As he and his siblings grew older, they also took on store roles like taking orders or delivering pizza. Josh eventually worked as a general manager and directly managed stores for three years, earning top marks for internal audits and service evaluations.

“My dad was very particular when training us and team members on how to make great quality products as quickly as possible,” Josh said. “It’s obvious there is a lot of ‘Tom Monaghan’ in his approach – he made sure we were up to the right standards.”

Josh Geifer
Josh displays his love of Domino’s, all the way back to 1986 when he was a toddler.

Years later, Josh became involved with food safety and worked as an auditor and auditor trainer. He consulted brands all over the U.S. and Canada until he saw an opening on the food safety team at Domino’s World Resource Center in Ann Arbor, Michigan. Josh quickly joined the Domino’s corporate team to support franchisees and help store teams keep operations safe and productive.

Because of his experience working in stores and familiarity with franchisees’ perspective, Josh says he views quality assurance to benefit the operations side of the business first.

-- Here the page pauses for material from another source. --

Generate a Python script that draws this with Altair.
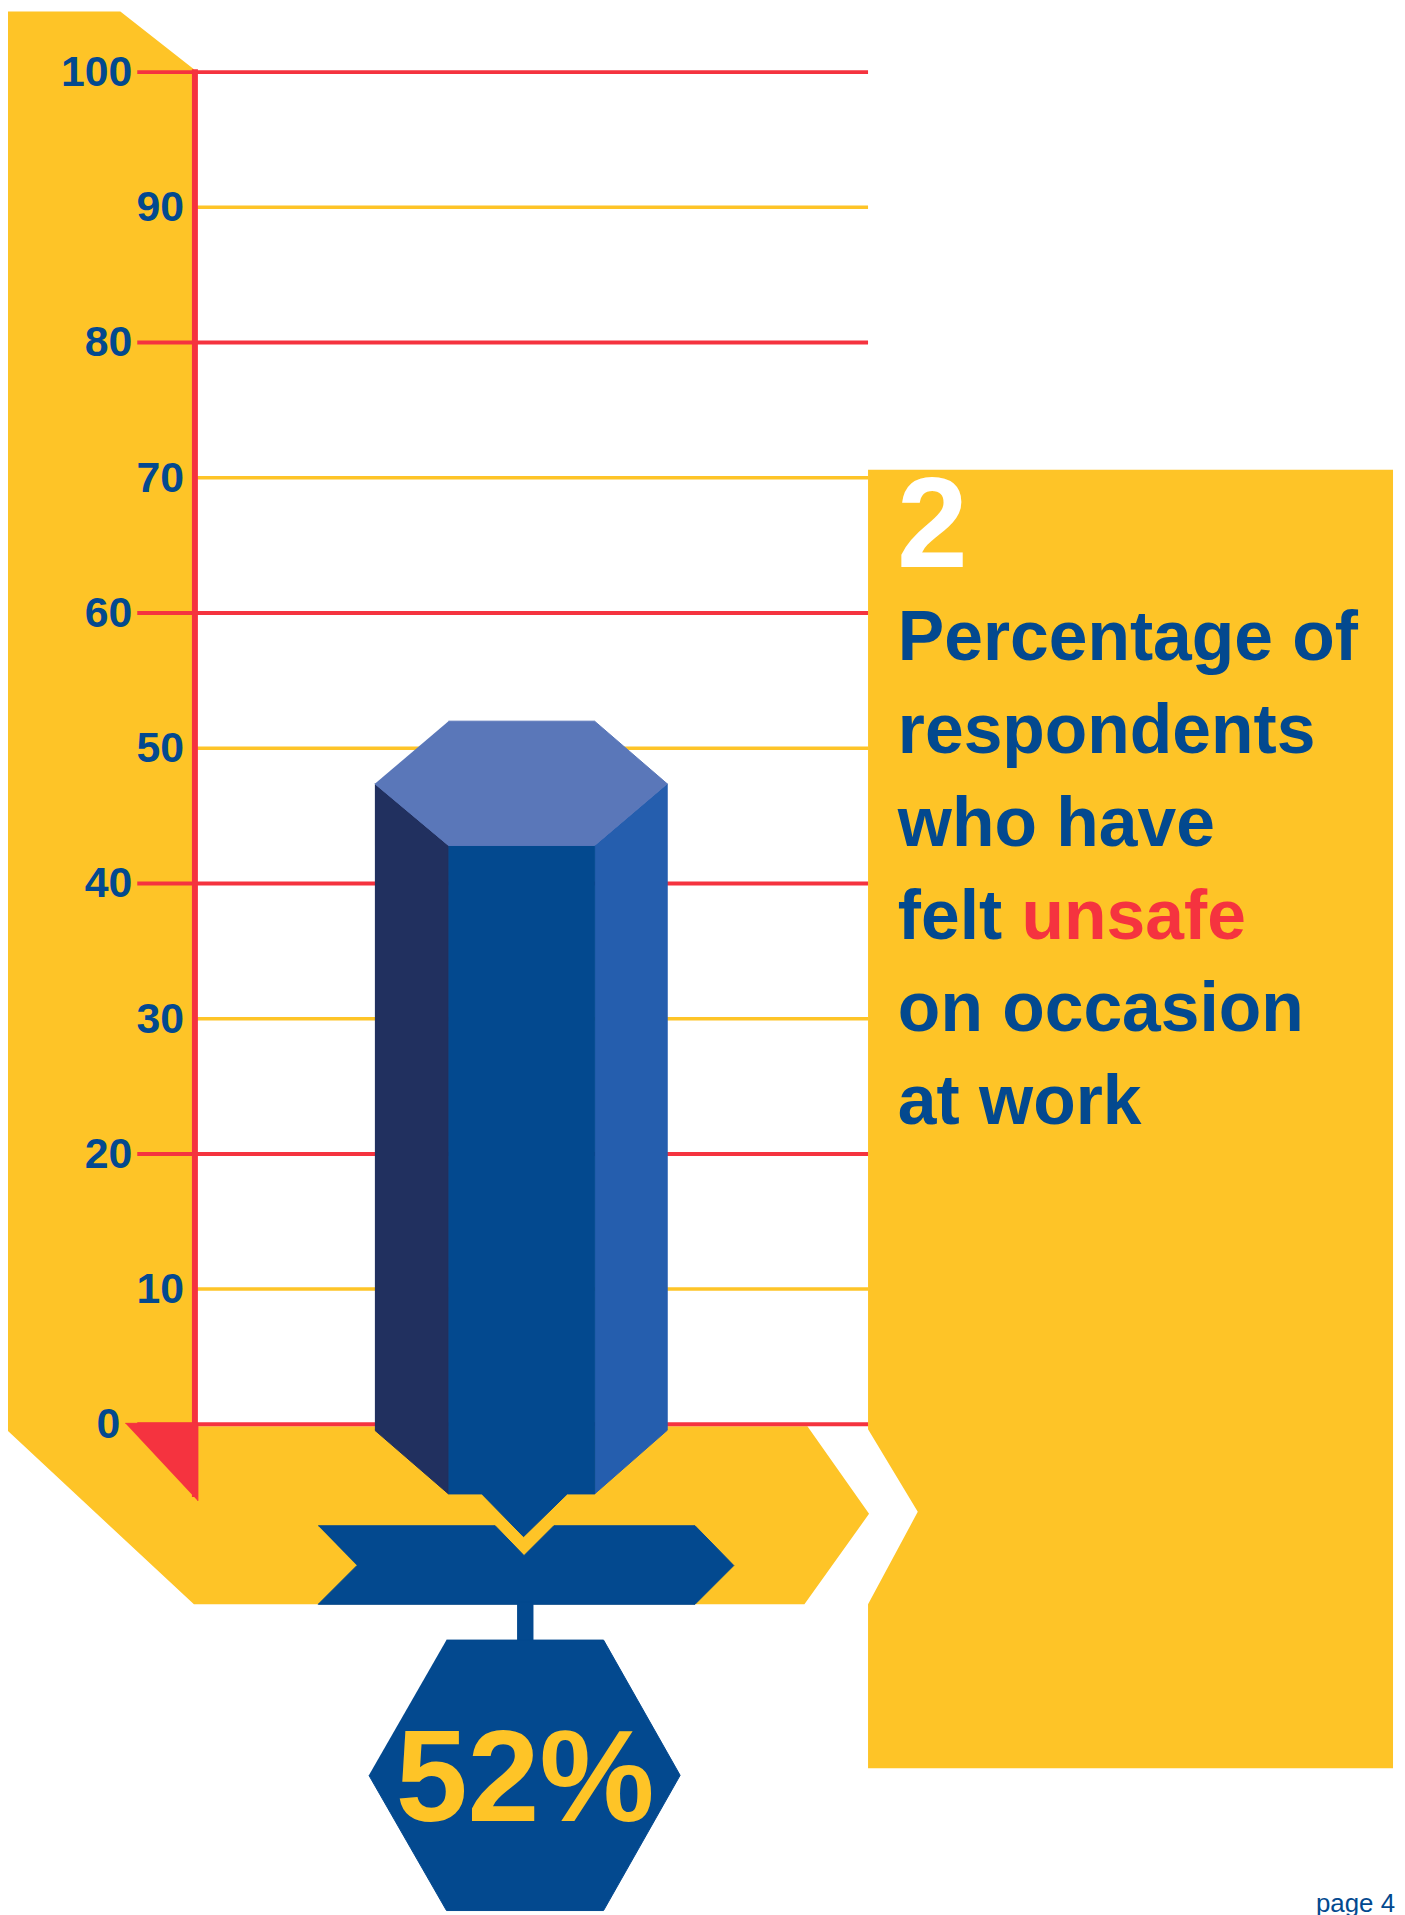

“If you’re an operator first at work, you mind your pennies and then dollars take care of themselves,” Josh said. “And if you do things with passion for the daily operations of the business, it takes you a long way instead of focusing on the office.”

While Josh isn’t making pizzas every day anymore, he certainly hasn’t forgotten how. He recently made the trip home to Minnesota to help his family make 2,500 pizzas that were ordered for an event. But Josh doesn’t mind; he enjoys it. It’s just the way he was raised – with pizza sauce in his veins.

“That’s the life, you’re always on call,” Josh said. “It’s part of what makes our family who we are.”